Some records
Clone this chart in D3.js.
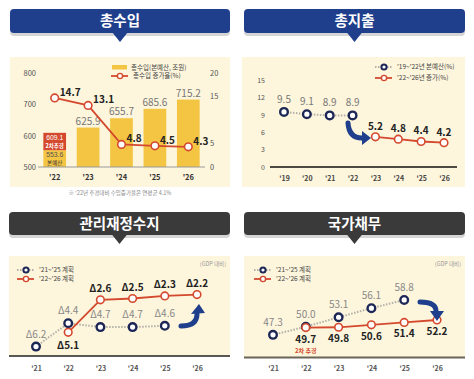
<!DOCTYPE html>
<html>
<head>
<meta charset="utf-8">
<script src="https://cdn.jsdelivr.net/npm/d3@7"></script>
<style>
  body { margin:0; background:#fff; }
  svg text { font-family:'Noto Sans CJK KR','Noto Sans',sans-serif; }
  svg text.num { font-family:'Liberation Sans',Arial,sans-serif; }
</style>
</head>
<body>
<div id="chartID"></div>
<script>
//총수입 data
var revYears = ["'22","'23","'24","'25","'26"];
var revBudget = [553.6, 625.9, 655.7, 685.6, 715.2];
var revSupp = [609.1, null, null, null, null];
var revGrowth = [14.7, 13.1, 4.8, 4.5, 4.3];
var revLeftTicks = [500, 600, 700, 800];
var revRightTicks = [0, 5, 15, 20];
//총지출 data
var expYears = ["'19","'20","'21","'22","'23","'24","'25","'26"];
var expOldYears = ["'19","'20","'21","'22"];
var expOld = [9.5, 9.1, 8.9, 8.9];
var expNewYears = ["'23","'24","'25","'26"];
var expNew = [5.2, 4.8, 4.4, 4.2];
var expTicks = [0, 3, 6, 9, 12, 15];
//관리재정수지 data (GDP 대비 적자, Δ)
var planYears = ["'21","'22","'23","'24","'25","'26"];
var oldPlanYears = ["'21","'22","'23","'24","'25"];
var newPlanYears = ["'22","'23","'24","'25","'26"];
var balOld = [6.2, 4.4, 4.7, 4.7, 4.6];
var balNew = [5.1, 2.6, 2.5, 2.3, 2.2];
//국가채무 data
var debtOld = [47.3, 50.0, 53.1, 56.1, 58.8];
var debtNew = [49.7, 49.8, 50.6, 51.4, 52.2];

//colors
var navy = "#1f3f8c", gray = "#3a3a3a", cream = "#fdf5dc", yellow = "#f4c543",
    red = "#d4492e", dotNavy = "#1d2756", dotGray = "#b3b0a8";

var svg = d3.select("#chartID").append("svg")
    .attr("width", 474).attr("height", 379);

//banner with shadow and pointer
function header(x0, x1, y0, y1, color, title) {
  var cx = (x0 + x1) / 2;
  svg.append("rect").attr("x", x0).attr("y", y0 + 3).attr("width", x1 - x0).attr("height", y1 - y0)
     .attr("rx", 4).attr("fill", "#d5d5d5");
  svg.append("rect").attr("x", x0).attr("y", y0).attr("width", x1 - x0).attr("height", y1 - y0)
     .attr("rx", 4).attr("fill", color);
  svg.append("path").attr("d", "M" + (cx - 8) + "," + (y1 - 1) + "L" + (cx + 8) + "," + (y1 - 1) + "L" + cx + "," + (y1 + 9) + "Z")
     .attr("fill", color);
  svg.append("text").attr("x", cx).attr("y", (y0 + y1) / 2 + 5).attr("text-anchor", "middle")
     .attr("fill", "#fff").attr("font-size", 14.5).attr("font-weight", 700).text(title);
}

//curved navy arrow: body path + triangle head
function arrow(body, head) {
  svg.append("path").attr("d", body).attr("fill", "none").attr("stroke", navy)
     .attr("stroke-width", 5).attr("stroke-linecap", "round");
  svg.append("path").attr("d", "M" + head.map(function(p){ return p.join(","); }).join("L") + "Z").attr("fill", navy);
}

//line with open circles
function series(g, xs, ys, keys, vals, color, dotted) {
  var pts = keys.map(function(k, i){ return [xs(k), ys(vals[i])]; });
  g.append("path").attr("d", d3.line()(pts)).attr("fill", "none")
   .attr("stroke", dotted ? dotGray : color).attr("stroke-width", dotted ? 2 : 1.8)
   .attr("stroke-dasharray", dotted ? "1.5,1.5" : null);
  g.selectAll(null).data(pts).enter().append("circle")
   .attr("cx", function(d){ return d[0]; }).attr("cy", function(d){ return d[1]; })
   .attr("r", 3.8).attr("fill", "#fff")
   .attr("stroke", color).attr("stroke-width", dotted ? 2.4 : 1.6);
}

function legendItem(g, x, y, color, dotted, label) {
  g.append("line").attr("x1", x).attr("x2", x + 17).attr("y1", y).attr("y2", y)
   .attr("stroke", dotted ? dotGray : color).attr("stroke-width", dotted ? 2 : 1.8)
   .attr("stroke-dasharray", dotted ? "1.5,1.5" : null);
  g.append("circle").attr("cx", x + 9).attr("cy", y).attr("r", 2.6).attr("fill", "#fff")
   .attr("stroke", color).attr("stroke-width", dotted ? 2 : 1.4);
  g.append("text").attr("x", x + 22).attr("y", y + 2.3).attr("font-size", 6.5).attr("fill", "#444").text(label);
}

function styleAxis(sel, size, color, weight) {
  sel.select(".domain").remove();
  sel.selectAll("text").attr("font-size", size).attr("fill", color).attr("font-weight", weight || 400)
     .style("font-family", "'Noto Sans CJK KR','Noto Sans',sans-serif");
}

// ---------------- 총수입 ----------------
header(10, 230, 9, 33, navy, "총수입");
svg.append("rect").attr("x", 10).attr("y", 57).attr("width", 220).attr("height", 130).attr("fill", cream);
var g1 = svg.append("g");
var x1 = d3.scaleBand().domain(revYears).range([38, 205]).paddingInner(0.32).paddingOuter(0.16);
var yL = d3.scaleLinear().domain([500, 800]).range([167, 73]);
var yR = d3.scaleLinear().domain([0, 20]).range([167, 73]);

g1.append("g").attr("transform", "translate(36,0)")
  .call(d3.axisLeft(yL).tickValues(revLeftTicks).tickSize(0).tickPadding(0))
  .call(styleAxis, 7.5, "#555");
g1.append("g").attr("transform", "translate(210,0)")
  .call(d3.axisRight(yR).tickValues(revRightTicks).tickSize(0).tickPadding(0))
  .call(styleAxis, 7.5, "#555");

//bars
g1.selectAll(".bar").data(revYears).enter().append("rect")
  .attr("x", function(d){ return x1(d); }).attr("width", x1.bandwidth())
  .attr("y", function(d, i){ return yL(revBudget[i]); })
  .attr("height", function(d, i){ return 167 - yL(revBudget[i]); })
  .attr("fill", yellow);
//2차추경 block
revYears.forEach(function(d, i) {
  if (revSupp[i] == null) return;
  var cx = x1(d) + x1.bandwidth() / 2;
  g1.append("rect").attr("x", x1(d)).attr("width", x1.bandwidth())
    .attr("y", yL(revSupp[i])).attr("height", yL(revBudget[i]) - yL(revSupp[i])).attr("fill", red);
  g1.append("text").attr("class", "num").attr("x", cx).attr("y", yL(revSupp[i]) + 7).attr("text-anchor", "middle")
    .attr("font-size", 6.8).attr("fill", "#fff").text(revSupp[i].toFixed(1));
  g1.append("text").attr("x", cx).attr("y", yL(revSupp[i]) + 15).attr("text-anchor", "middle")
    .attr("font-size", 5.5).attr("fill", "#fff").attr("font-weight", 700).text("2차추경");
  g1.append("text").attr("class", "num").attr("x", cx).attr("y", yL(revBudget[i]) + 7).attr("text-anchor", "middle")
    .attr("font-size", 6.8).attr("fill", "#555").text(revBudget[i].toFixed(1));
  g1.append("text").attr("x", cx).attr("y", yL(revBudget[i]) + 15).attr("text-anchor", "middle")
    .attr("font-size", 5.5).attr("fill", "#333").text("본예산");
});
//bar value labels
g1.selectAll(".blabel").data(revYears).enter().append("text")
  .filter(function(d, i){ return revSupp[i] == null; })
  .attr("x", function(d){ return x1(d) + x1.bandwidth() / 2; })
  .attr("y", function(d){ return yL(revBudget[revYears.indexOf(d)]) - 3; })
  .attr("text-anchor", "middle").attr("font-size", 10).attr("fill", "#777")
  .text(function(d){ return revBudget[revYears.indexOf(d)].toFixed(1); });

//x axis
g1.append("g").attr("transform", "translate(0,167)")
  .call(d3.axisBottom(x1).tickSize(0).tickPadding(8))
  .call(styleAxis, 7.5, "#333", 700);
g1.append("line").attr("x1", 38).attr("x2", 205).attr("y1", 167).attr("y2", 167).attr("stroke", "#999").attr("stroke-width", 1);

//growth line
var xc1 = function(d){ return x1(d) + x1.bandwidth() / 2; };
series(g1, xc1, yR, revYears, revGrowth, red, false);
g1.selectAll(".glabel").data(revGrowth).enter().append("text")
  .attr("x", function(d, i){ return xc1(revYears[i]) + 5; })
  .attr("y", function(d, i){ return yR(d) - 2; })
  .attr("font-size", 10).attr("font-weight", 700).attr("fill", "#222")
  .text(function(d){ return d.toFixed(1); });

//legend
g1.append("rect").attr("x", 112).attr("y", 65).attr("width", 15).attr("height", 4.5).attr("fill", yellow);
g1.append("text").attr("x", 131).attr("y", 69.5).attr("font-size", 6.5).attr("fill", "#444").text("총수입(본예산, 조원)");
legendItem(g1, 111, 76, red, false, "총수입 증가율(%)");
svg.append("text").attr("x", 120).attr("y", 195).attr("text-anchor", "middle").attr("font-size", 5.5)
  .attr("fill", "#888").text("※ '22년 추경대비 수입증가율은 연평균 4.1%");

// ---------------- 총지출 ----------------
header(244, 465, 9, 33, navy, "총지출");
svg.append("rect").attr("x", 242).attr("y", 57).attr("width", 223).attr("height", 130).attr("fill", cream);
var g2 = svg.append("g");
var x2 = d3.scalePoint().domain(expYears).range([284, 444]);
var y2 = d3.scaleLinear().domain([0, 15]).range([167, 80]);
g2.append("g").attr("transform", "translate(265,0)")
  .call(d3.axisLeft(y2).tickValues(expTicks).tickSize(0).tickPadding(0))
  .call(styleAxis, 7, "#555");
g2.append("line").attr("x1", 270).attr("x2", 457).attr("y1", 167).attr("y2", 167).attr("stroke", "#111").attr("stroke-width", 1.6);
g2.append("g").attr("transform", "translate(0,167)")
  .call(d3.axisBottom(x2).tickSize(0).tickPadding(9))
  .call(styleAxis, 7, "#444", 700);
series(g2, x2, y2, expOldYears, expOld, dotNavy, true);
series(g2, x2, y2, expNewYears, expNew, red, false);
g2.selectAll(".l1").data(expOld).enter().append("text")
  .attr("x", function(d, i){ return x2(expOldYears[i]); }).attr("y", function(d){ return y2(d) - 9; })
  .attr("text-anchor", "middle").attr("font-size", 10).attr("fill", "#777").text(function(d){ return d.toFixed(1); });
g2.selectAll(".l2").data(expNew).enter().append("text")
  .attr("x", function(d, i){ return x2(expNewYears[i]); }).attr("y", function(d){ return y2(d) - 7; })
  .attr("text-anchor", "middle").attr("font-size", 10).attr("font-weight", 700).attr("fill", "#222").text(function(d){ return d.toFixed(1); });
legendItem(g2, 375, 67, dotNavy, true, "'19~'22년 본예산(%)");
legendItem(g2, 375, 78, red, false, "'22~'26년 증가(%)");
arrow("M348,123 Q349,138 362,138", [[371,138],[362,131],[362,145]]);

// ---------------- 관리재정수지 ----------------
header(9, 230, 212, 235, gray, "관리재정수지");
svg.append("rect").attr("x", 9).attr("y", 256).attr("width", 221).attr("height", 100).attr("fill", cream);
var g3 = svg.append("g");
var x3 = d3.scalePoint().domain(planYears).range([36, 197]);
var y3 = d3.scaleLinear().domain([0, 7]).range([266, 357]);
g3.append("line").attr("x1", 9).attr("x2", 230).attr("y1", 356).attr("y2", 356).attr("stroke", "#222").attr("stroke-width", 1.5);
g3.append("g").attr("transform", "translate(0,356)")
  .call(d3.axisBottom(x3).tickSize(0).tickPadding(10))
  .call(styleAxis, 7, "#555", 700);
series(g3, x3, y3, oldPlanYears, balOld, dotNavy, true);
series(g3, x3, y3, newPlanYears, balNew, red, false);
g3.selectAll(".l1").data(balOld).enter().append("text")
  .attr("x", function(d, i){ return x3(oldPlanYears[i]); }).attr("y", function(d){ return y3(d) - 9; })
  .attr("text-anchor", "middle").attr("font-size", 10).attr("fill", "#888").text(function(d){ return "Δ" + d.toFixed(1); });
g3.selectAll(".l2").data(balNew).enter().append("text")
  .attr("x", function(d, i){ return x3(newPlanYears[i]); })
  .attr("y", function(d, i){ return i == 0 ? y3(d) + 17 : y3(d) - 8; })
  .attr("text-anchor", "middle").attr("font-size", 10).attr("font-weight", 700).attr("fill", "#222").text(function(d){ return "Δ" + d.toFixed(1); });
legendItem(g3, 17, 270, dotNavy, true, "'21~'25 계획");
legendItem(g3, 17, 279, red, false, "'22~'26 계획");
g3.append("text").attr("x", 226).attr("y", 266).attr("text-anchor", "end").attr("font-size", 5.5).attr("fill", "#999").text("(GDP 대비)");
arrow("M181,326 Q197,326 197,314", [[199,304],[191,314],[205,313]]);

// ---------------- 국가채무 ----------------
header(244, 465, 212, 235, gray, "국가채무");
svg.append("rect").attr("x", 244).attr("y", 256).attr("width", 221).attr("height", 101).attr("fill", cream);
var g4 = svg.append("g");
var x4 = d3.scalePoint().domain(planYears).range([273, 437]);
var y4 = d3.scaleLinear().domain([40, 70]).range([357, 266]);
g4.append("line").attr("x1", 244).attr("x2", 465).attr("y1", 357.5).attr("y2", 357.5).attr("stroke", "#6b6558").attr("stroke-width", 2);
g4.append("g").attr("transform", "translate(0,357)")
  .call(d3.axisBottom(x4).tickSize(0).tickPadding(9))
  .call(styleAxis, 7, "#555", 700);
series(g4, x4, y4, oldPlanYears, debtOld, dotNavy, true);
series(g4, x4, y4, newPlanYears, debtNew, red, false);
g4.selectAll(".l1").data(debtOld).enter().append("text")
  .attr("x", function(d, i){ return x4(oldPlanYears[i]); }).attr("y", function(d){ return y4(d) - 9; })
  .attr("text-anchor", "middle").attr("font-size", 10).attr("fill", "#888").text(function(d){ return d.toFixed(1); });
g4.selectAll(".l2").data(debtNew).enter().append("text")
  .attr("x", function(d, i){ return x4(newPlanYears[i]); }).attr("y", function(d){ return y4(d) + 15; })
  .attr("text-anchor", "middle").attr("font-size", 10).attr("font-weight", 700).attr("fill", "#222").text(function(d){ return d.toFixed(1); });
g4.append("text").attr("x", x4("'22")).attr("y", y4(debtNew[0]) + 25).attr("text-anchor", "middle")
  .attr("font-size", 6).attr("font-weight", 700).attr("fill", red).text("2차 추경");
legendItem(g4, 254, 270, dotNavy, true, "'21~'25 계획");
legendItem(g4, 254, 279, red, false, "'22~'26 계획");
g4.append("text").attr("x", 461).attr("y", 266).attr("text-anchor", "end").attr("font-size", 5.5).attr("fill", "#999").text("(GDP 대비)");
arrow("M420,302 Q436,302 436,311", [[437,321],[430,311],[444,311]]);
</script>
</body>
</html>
---
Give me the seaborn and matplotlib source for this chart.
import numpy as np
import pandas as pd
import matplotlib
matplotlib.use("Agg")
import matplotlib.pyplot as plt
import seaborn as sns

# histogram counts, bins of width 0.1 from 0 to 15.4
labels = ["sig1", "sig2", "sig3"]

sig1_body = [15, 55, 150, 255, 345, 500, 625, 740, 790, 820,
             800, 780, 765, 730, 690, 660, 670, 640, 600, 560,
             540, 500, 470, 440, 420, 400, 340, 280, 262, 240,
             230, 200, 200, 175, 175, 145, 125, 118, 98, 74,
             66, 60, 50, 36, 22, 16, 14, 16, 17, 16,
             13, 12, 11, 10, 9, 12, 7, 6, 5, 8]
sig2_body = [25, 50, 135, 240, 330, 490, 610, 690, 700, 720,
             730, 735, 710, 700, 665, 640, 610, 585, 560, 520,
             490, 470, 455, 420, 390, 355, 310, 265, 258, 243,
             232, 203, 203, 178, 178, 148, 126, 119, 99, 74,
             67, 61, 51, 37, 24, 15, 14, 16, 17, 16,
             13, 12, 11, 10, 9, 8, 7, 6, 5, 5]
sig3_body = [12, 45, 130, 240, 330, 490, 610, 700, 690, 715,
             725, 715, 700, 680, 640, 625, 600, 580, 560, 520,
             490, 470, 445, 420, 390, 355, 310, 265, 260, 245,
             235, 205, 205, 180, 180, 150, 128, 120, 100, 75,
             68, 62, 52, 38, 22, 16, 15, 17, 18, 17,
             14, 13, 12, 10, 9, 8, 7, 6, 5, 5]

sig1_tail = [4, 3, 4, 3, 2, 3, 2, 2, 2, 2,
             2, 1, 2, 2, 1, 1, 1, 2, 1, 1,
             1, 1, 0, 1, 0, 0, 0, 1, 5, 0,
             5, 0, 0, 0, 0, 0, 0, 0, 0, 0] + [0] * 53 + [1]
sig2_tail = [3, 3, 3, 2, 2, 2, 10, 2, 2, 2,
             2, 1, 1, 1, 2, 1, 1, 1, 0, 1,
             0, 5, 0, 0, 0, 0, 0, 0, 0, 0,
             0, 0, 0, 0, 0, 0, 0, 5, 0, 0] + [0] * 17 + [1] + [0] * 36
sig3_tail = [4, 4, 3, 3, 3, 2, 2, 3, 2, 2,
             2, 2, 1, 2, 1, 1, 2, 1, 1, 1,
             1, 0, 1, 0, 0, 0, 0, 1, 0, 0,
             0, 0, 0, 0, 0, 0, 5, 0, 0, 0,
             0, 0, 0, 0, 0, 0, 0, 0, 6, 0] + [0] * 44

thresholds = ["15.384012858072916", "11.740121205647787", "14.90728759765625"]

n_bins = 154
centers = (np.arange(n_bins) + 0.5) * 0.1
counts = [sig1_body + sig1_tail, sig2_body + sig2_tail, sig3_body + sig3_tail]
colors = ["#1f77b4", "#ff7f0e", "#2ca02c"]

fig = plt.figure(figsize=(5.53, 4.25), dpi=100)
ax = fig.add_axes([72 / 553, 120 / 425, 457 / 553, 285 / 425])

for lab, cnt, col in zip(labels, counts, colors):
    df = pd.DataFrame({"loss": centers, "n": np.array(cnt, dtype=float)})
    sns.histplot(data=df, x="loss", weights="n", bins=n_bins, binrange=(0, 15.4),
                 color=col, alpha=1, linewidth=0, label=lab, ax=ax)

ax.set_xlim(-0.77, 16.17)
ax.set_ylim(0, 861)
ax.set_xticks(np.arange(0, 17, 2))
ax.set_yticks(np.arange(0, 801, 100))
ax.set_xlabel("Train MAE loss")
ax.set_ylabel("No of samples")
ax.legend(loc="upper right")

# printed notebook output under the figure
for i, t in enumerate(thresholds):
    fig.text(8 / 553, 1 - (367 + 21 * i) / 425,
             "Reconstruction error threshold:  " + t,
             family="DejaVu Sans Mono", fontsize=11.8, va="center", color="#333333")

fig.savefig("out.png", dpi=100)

What is required ->
Would you restate, exactly and with no pictures, the lines of the entries above from the one containing "Clone this chart in D3.js." through the one containing "var debtNew = [49.7, 49.8, 50.6, 51.4, 52.2];"?

Answer for this exercise ->
Clone this chart in D3.js.
<!DOCTYPE html>
<html>
<head>
<meta charset="utf-8">
<script src="https://cdn.jsdelivr.net/npm/d3@7"></script>
<style>
  body { margin:0; background:#fff; }
  svg text { font-family:'Noto Sans CJK KR','Noto Sans',sans-serif; }
  svg text.num { font-family:'Liberation Sans',Arial,sans-serif; }
</style>
</head>
<body>
<div id="chartID"></div>
<script>
//총수입 data
var revYears = ["'22","'23","'24","'25","'26"];
var revBudget = [553.6, 625.9, 655.7, 685.6, 715.2];
var revSupp = [609.1, null, null, null, null];
var revGrowth = [14.7, 13.1, 4.8, 4.5, 4.3];
var revLeftTicks = [500, 600, 700, 800];
var revRightTicks = [0, 5, 15, 20];
//총지출 data
var expYears = ["'19","'20","'21","'22","'23","'24","'25","'26"];
var expOldYears = ["'19","'20","'21","'22"];
var expOld = [9.5, 9.1, 8.9, 8.9];
var expNewYears = ["'23","'24","'25","'26"];
var expNew = [5.2, 4.8, 4.4, 4.2];
var expTicks = [0, 3, 6, 9, 12, 15];
//관리재정수지 data (GDP 대비 적자, Δ)
var planYears = ["'21","'22","'23","'24","'25","'26"];
var oldPlanYears = ["'21","'22","'23","'24","'25"];
var newPlanYears = ["'22","'23","'24","'25","'26"];
var balOld = [6.2, 4.4, 4.7, 4.7, 4.6];
var balNew = [5.1, 2.6, 2.5, 2.3, 2.2];
//국가채무 data
var debtOld = [47.3, 50.0, 53.1, 56.1, 58.8];
var debtNew = [49.7, 49.8, 50.6, 51.4, 52.2];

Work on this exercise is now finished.